EXERCISE MATERIAL
↓

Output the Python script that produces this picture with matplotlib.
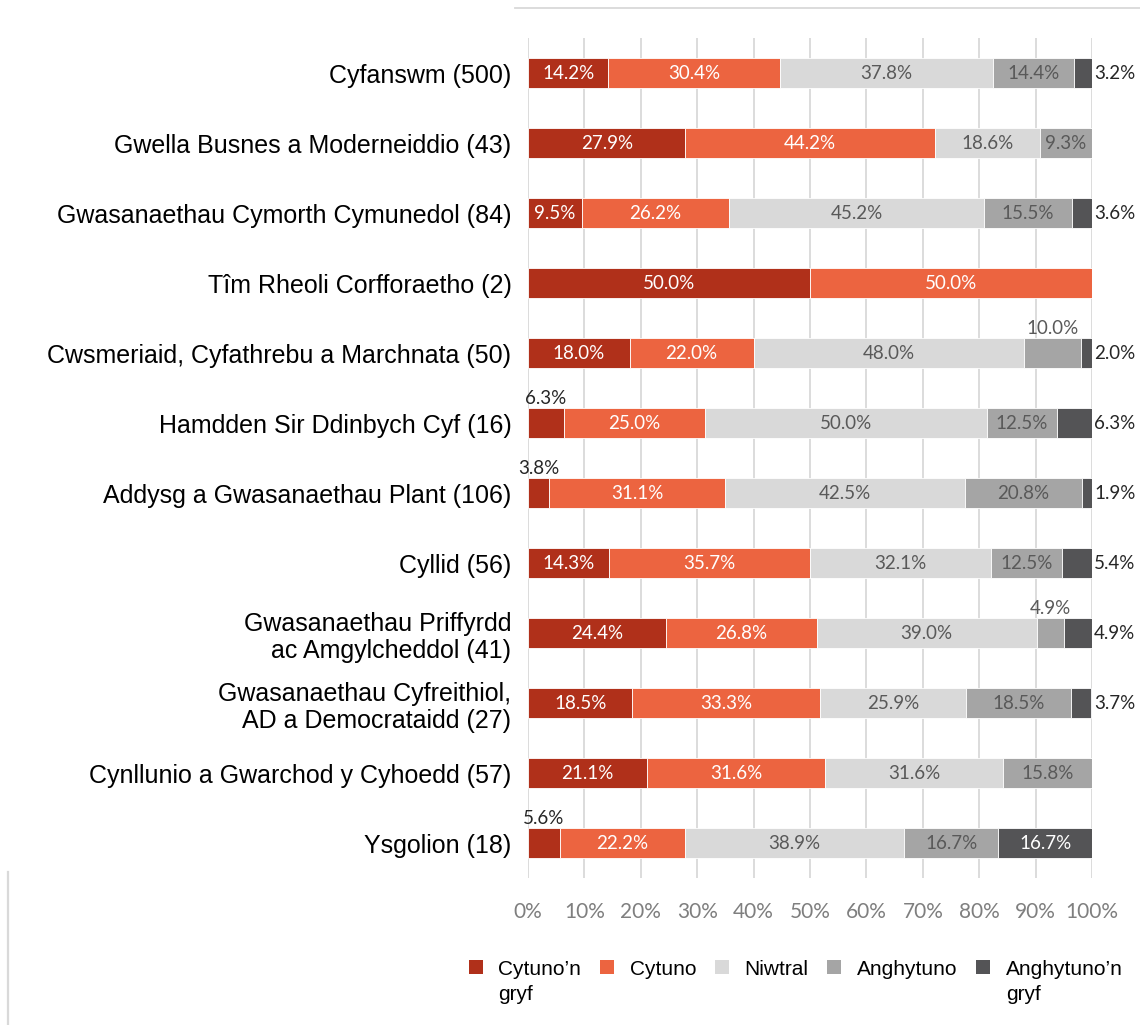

↑
↓

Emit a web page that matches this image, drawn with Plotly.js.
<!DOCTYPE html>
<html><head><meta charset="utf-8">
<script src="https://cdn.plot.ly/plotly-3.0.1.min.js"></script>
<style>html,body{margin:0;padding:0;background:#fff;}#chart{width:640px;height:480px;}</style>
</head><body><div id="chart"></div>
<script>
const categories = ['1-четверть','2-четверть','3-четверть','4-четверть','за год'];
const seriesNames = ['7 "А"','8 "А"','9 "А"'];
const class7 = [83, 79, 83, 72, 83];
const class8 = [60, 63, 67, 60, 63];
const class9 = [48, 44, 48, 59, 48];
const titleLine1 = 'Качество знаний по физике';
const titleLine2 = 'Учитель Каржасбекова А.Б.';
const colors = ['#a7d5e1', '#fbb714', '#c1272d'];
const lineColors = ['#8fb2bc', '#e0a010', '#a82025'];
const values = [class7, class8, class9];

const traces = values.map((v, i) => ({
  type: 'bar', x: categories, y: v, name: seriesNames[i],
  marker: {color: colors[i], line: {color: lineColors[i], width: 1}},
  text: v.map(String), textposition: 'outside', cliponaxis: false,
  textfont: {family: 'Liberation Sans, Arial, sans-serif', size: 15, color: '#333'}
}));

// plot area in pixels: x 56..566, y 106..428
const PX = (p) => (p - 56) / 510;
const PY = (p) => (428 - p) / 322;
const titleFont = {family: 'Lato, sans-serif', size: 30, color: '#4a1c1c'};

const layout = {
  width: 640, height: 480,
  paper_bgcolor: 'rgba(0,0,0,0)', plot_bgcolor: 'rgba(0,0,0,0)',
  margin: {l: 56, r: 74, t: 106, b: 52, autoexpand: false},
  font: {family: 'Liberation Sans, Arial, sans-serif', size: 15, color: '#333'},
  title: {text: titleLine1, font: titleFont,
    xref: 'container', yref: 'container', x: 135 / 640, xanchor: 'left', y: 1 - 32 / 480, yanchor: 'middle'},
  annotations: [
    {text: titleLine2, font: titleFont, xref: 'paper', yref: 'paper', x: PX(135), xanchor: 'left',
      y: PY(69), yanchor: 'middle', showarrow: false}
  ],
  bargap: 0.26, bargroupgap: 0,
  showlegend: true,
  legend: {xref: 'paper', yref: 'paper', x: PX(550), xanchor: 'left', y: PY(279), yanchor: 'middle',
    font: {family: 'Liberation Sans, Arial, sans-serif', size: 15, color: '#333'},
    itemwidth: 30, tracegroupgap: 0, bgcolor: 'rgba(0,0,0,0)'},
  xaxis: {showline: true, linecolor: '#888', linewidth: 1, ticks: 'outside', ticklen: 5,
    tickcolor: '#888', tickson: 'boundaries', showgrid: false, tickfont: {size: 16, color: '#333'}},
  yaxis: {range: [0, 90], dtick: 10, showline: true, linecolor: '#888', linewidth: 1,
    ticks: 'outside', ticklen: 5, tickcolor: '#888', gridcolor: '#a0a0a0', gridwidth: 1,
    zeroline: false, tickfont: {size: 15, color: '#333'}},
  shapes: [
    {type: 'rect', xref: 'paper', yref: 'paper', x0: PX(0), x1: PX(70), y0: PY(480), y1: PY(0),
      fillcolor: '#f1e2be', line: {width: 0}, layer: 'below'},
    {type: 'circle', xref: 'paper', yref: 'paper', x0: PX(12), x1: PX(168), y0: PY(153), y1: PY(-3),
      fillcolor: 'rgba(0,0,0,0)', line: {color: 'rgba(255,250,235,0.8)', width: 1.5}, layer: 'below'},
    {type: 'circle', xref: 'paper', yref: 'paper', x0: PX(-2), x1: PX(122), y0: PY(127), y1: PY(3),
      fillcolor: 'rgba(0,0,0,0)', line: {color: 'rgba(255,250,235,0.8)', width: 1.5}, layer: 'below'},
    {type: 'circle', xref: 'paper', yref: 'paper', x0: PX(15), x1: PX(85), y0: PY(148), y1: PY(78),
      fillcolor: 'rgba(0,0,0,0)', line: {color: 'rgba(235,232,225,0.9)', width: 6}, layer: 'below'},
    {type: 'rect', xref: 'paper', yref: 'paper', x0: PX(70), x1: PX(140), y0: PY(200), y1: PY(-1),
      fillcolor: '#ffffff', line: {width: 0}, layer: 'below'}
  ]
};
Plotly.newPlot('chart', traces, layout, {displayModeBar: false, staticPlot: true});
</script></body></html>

↑

WHAT TO PRODUCE
Copy each line of the preceding data that contains the string "with".

TASK RESULT
Output the Python script that produces this picture with matplotlib.
Emit a web page that matches this image, drawn with Plotly.js.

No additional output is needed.